Posted October 11, 2013 in Memorials:
Joe’s Humble Love

by Bonnie Staib.

I lived with Joe Walker both in Combermere and Edmonton and I learned a lot from him. Here are just three examples.

I remember Joe learning photography in Marian Centre Edmonton. He wasn’t very good at it, but he would get a roll of film developed and rejoice over the three or four out of thirty-six shots that turned out well.

I, on the other hand, would have been upset by that success rate. This taught me to treasure whatever gifts I receive.

Joe loved people and wanted so to serve each person he met. People from all over the world come to Madonna House, and he learned how to greet them in many languages. His pronunciation could be atrocious, but he said the words with so much love and a deep welcome for each person—and always with his big smile.
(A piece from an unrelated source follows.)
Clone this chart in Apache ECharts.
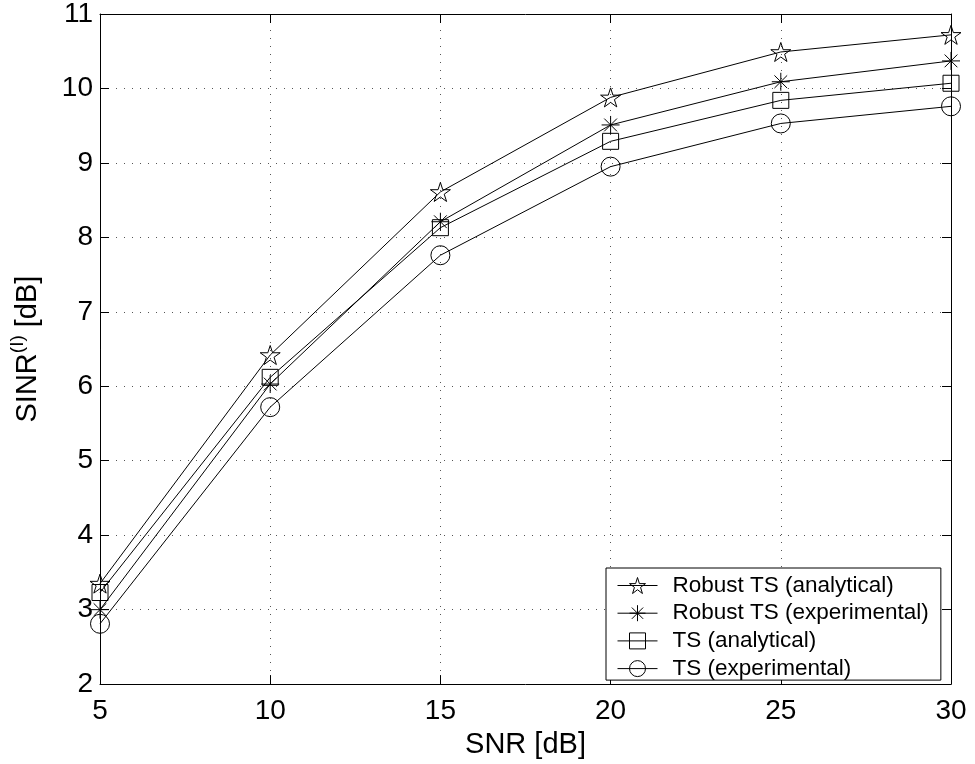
<!DOCTYPE html>
<html><head><meta charset="utf-8">
<script src="https://cdn.jsdelivr.net/npm/echarts@6/dist/echarts.min.js"></script>
<style>html,body{margin:0;padding:0;background:#fff}#c{width:975px;height:764px}</style>
</head><body><div id="c"></div>
<script>
const snr = [5, 10, 15, 20, 25, 30];
const robustAnalytical = [3.35, 6.42, 8.61, 9.88, 10.49, 10.72];
const robustExperimental = [3.00, 6.03, 8.21, 9.51, 10.09, 10.37];
const tsAnalytical = [3.23, 6.12, 8.13, 9.29, 9.84, 10.07];
const tsExperimental = [2.81, 5.72, 7.76, 8.95, 9.53, 9.76];
const seriesNames = ['Robust TS (analytical)', 'Robust TS (experimental)', 'TS (analytical)', 'TS (experimental)'];
const xRange = { min: 5, max: 30, interval: 5 };
const yRange = { min: 2, max: 11, interval: 1 };
const xName = 'SNR [dB]';

const FONT = 'Liberation Sans, Arial, Helvetica, sans-serif';
const STAR = 'path://M0,-100L22.45,-30.9L95.1,-30.9L36.3,11.8L58.8,80.9L0,38.2L-58.8,80.9L-36.3,11.8L-95.1,-30.9L-22.45,-30.9Z';
const AST = 'path://M0,-100L0,100M-100,0L100,0M-70.7,-70.7L70.7,70.7M-70.7,70.7L70.7,-70.7';

function pairs(ys) { return snr.map((x, i) => [x, ys[i]]); }

const seriesDefs = [
  { name: seriesNames[0], data: robustAnalytical, symbol: STAR, size: 20 },
  { name: seriesNames[1], data: robustExperimental, symbol: AST, size: 18 },
  { name: seriesNames[2], data: tsAnalytical, symbol: 'rect', size: 16 },
  { name: seriesNames[3], data: tsExperimental, symbol: 'circle', size: 19 }
];

const chart = echarts.init(document.getElementById('c'), null, { renderer: 'canvas' });
const tickCommon = { inside: true, length: 9, lineStyle: { color: '#000', width: 1 } };
const lineCommon = { show: true, lineStyle: { color: '#000', width: 1 } };

chart.setOption({
  animation: false,
  backgroundColor: '#fff',
  grid: { left: 97, right: 24, top: 12, bottom: 76, containLabel: false },
  xAxis: [
    {
      type: 'value', min: xRange.min, max: xRange.max, interval: xRange.interval,
      position: 'bottom',
      name: xName, nameLocation: 'middle', nameGap: 40,
      nameTextStyle: { fontFamily: FONT, fontSize: 29, color: '#000' },
      axisLine: lineCommon, axisTick: tickCommon,
      axisLabel: { fontFamily: FONT, fontSize: 28, color: '#000', margin: 13 },
      splitLine: { show: true, lineStyle: { color: '#555', width: 1, type: [1, 7] } }
    },
    {
      type: 'value', min: xRange.min, max: xRange.max, interval: xRange.interval,
      position: 'top', axisLine: lineCommon, axisTick: tickCommon,
      axisLabel: { show: false }, splitLine: { show: false }
    }
  ],
  yAxis: [
    {
      type: 'value', min: yRange.min, max: yRange.max, interval: yRange.interval,
      position: 'left',
      name: '{a|SINR}{s|(I)}{a| [dB]}', nameLocation: 'middle', nameGap: 58,
      nameTextStyle: {
        fontFamily: FONT, fontSize: 29, color: '#000',
        rich: {
          a: { fontFamily: FONT, fontSize: 29, color: '#000', lineHeight: 34, verticalAlign: 'bottom' },
          s: { fontFamily: FONT, fontSize: 19, color: '#000', lineHeight: 34, verticalAlign: 'top', padding: [0, 0, 14, 0] }
        }
      },
      axisLine: lineCommon, axisTick: tickCommon,
      axisLabel: { fontFamily: FONT, fontSize: 28, color: '#000', margin: 7 },
      splitLine: { show: true, lineStyle: { color: '#555', width: 1, type: [1, 7] } }
    },
    {
      type: 'value', min: yRange.min, max: yRange.max, interval: yRange.interval,
      position: 'right', axisLine: lineCommon, axisTick: tickCommon,
      axisLabel: { show: false }, splitLine: { show: false }
    }
  ],
  legend: {
    orient: 'vertical', left: 606, top: 568,
    padding: [6, 12, 0, 11],
    itemWidth: 40, itemHeight: 20, itemGap: 4.7,
    backgroundColor: '#fff', borderColor: '#000', borderWidth: 1, borderRadius: 0,
    itemStyle: { color: 'rgba(0,0,0,0)', borderColor: '#000', borderWidth: 1 },
    lineStyle: { color: '#000', width: 1 },
    textStyle: { fontFamily: FONT, fontSize: 22.5, color: '#000', padding: [0, 0, 0, 10] },
    data: seriesNames
  },
  series: seriesDefs.map(d => ({
    type: 'line', name: d.name, data: pairs(d.data),
    symbol: d.symbol, symbolSize: d.size, symbolKeepAspect: true,
    showAllSymbol: true,
    lineStyle: { color: '#000', width: 1 },
    itemStyle: { color: 'rgba(0,0,0,0)', borderColor: '#000', borderWidth: 1 },
    emphasis: { disabled: true },
    z: 3
  }))
});
</script></body></html>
But most of all Joe showed me the beauty of humble love. I remember one day being irritated at a small assortment of memorabilia Joe had sent to the archives where I as working at the time.

He must have been culling his things, and he had been sending up his treasures bit by bit. I wanted to ask him to hold onto them and send them all together.

But then I opened a small notebook in his treasure-trove. It was from the early 1960’s when Joe served in our house in Balmorhea, Texas. I opened to a to-do list Joe had written: The tasks listed were so humble: "Get Mrs. L’s groceries" was the first one. I was awed at the humility that shone through this notebook forty plus years later.